Le journaliste tunisien Taoufik Ben Brick, critique virulent du régime du président Zine El Abidine Ben Ali, a été incarcéré après avoir été accusé d'agression, ce qui a suscité «la concertation des capitales européennes» sur sa situation.

Taoufik Zoghlami Ben Brick a été inculpé jeudi soir après une «plainte pour agression, atteintes aux bonnes moeurs et dégradation de biens, déposée par une femme avec laquelle il a eu une altercation», selon la justice tunisienne.

Selon son défenseur, Me Nejib Chebbi, le journaliste a été présenté au parquet en l'absence de ses avocats et de sa famille, puis écroué à la prison de Mornaguia (30 km de Tunis). Il risque jusqu'à cinq ans de prison.

Selon Me Chebbi, «la seule explication (dans cette affaire) se trouve dans la série d'articles publiés récemment par le journaliste dans la presse française».

Vendredi, le ministère français des Affaires étrangères a fait savoir que les capitales européennes discutaient de la situation du journaliste, dont le jugement est fixé au 19 novembre.

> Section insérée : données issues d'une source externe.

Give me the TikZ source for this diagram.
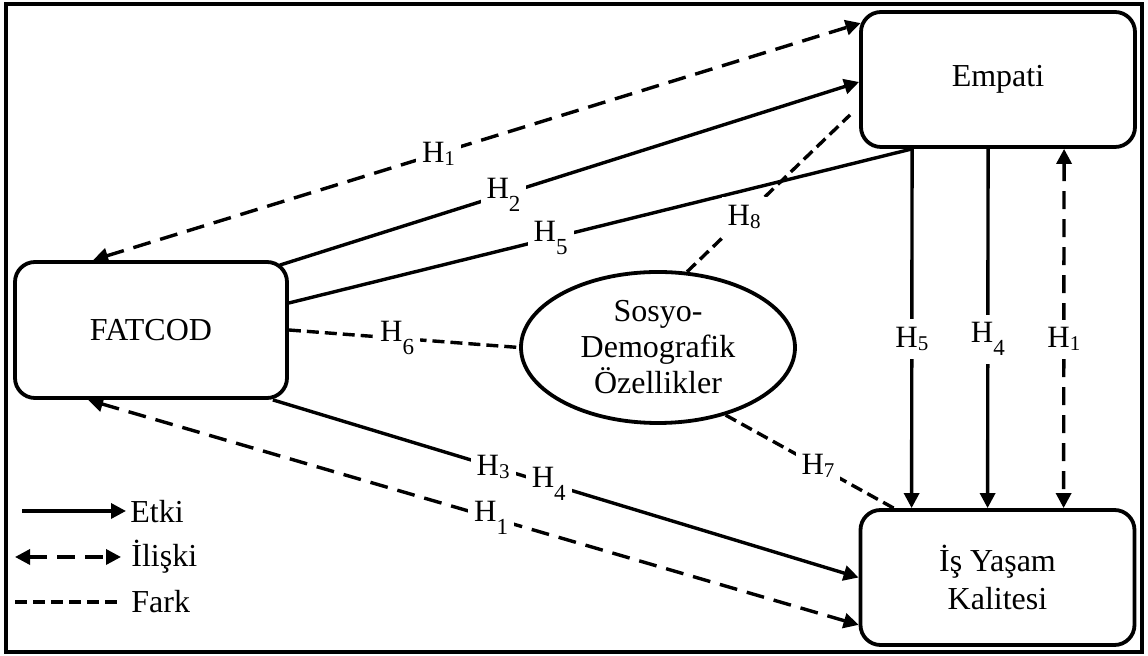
\documentclass[tikz,border=0pt]{standalone}
\usepackage{fontspec}
\setmainfont{Liberation Serif}
\usetikzlibrary{arrows.meta,calc,shapes.geometric}
\newcommand{\hlabA}[1]{H\raisebox{-0.1em}{\fontsize{10.5}{10.5}\selectfont #1}}
\newcommand{\hlabB}[1]{H\raisebox{-0.42em}{\fontsize{11.5}{11.5}\selectfont #1}}
\begin{document}
\begin{tikzpicture}[x=0.5pt,y=-0.5pt,
  box/.style={draw,line width=1.9pt,rounded corners=10pt,minimum width=137pt,minimum height=67.5pt,inner sep=0pt,align=center,font=\fontsize{16}{19}\selectfont},
  ell/.style={draw,ellipse,line width=1.9pt,minimum width=137pt,minimum height=75.5pt,inner sep=0pt,align=center,font=\fontsize{16}{18}\selectfont},
  conn/.style={line width=1.7pt},
  etki/.style={conn,-{Triangle[length=7.5pt,width=7.5pt]}},
  iliski/.style={conn,{Triangle[length=7.5pt,width=7.5pt]}-{Triangle[length=7.5pt,width=7.5pt]},dash pattern=on 9pt off 5pt},
  fark/.style={conn,dash pattern=on 6pt off 3pt},
  hl/.style={fill=white,inner xsep=3pt,inner ysep=4pt,font=\fontsize{15.5}{15.5}\selectfont},
  legtext/.style={anchor=base west,inner sep=0pt,font=\fontsize{16}{19}\selectfont},
]
\useasboundingbox (0,0) rectangle (1148,656);
\draw[line width=1.8pt] (6,4) rectangle (1142,652);

\node[box] (emp) at (998,79.5) {Empati};
\node[box,minimum width=136pt,minimum height=68pt] (fat) at (151,330) {FATCOD};
\node[box] (iyk) at (997.5,577.5) {İş Yaşam\\Kalitesi};
\node[ell] (soc) at (658,347.5) {Sosyo-\\Demografik\\Özellikler};

\draw[iliski] ($(fat.north west)+(80,0)$) -- node[hl,pos=0.45]{\hlabA{1}} ($(emp.north west)+(1.5,13)$);
\draw[etki] ($(fat.north east)+(-9,5)$) -- node[hl,pos=0.386]{\hlabB{2}} ($(emp.west)+(0,2.5)$);
\draw[conn] ($(fat.east)+(0,-27)$) -- node[hl,pos=0.42]{\hlabB{5}} ($(emp.south west)+(53,0)$);
\draw[fark] (soc.69) -- node[hl,pos=0.35]{\hlabA{8}} ($(emp.south west)+(-9,-34)$);
\draw[fark] (fat.east) -- node[hl,pos=0.47]{\hlabB{6}} (soc.west);
\draw[fark] (soc.-45) -- node[hl,pos=0.55]{\hlabA{7}} ($(iyk.north west)+(35,0)$);
\draw[etki] ($(fat.south east)+(-16,0)$) -- node[hl,pos=0.376]{\hlabA{3}} node[hl,pos=0.471]{\hlabB{4}} (iyk.west);
\draw[iliski] ($(fat.south west)+(75,0)$) -- node[hl,pos=0.523]{\hlabB{1}} ($(iyk.south west)+(0,-22)$);

\draw[etki] ($(emp.south west)+(53,0)$) -- node[hl,pos=0.53]{\hlabA{5}} ($(iyk.north west)+(53,0)$);
\draw[etki] ($(emp.south west)+(129,0)$) -- node[hl,pos=0.53]{\hlabB{4}} ($(iyk.north west)+(129,0)$);
\draw[iliski] ($(emp.south west)+(205,0)$) -- node[hl,pos=0.53]{\hlabA{1}} ($(iyk.north west)+(205,0)$);

\coordinate (e1) at (22,511); \coordinate (e2) at (126,511);
\draw[etki] (e1) -- (e2);
\node[legtext] (te) at (130,523) {Etki};
\coordinate (r1) at (15,557); \coordinate (r2) at (121,557);
\draw[iliski] (r1) -- (r2);
\node[legtext] (tr) at (131,567) {İlişki};
\coordinate (f1) at (15,602); \coordinate (f2) at (121,602);
\draw[fark] (f1) -- (f2);
\node[legtext] (tf) at (131,613) {Fark};
\end{tikzpicture}
\end{document}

«Les capitales européennes se concertent actuellement à ce sujet» et «nous suivons la situation de M. Ben Brick avec la plus grande attention», a déclaré le porte-parole du Quai d'Orsay, Bernard Valero.

Le journaliste est accusé d'avoir «attrapé» la plaignante «par les cheveux», de l'avoir «rouée de coups en proférant à son égard des propos portant atteinte aux bonnes moeurs et blasphèmes». Il a «reconnu les faits qui lui sont reprochés», selon une source judiciaire officielle tunisienne.

«Alors qu'elle protestait contre le fait qu'il ait percuté le rétroviseur de sa voiture, l'accusé a fait marche arrière heurtant délibérément la voiture de la plaignante», selon la même source.

L'arrestation de M. Ben Brick avait été annoncée jeudi par Reporters sans frontières (RSF).

Par ailleurs, les autorités tunisiennes ont démenti vendredi une agression contre un autre journaliste, Slim Boukhdhir, dénoncée jeudi à Vienne par l'Institut international de presse (IPI).

Elles ont indiqué que «rien ne prouve les allégations faites par M. Boukhdhir, d'autant que ce dernier n'a déposé aucune plainte».

D'après l'IPI, M. Boukhdhir, un opposant condamné à un an de prison en 2007 pour injure à un fonctionnaire public, a été enlevé mercredi soir par quatre hommes et battu.

Avant l'incident, il avait donné une interview à la radio-télévision britannique BBC sur la réélection du président tunisien, où il avait évoqué les campagnes d'intimidation du pouvoir contre les journalistes.

Jeudi, avant la déclaration du Quai d'Orsay, des eurodéputés de la liste française Europe-Ecologie, dont Daniel Cohn-Bendit et Eva Joly, avaient dénoncé l'«indifférence» des ministres français Bernard Kouchner (Affaires étrangères) et Frédéric Mitterrand (Culture) envers des «détentions arbitraires en Tunisie».

Outre les cas Ben Brick et Boukhdhir, ils citaient «l'enlèvement de Mohamed Soudani, étudiant syndicaliste», «les actes de violence à l'encontre de Sihem Bensedrine, rédactrice en chef de Kalima», et les «détentions arbitraires de 38 manifestants du bassin minier de Gafsa» (sud-ouest) et «de Zouhair Maklouf, reporter».

Ils dénonçaient également l'interdiction d'entrée en Tunisie de Florence Beaugé, journaliste au Monde.

Au pouvoir depuis 22 ans, M. Ben Ali, 73 ans, a été réélu dimanche pour un cinquième mandat, obtenant 89,62% des voix.

Lundi, les États-Unis ont qualifié de «préoccupante» cette réélection, mettant en avant l'absence d'observateurs internationaux durant le scrutin.

Des partis d'opposition ont dénoncé des «irrégularités».

Les autorités tunisiennes parlent d'élections dans «un climat de liberté et de transparence».